Il est intéressant d’observer d’où proviennent les accusations de « militantisme ». Car il est évident que personne ne va traiter de « militant » un journaliste qui regrette que la croissance économique ralentisse ou que le chômage augmente. Il y a un consensus à propos de ces thèmes. C’est justement à propos de positions antidémocratiques que certains remettent en cause ce consensus.

Que serait la première étape pour instaurer plus de diversité dans les rédactions ?

Le premier pas serait de diversifier les contenus. Si l’on veut mettre en place un programme diversifié, il faut commencer par le personnel. Pour proposer de nouveaux sujets et de nouvelles idées, il faut des personnes qui apportent de nouvelles perspectives. Après tout, il ne s’agit pas seulement d’équité ou d’une revendication morale et démocratique, mais simplement de fournir un bon produit médiatique. Pour tous.

Quelles sont les conséquences en matière d’objectivité journalistique si les rédactions sont surtout composées d’hommes et d’universitaires ?

Il y a différentes « objectivités ». Il y a d’abord l’objectivité professionnelle, qui consiste à considérer et à présenter un conflit du point de vue des deux parties. Et puis, il y a l’objec-tivité personnelle, que personne ne peut véritablement offrir.

Nous avons tous une identité, une histoire familiale, des pro-blèmes, des préférences et des points de vue qui nous sont propres. Cela suffit à démontrer qu’il n’est pas souhaitable que des perspectives différentes soient absentes des rédactions. Si celles-ci sont uniquement composées d’hommes issus de familles d’universitaires qui se retrouvent entre eux, certaines perspectives sur la société ne seront pas représentées. Ces rédactions « monoculturelles » portent souvent un militantisme pour le statu quo, de manière consciente ou non.

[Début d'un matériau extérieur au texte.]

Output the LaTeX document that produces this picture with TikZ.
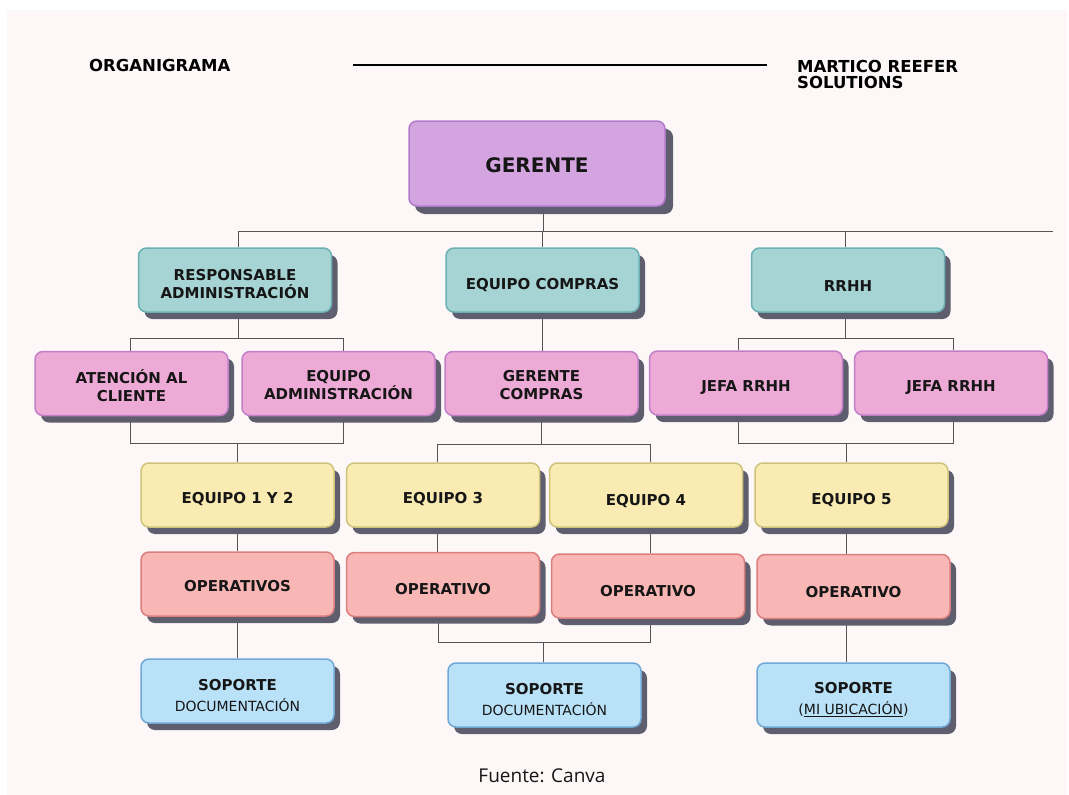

Ferda Ataman travaille à Berlin comme journaliste et essayiste. Elle est présidente de l’association Neue deutsche Medien-macher*innen, qui est la plus grande association de journalistes issus de l’immigration
au niveau national. En 2019, elle a publié le pamphlet «Hört auf zu fragen. Ich bin von hier» (« Arrêtez de poser la question. Je viens d’ici »).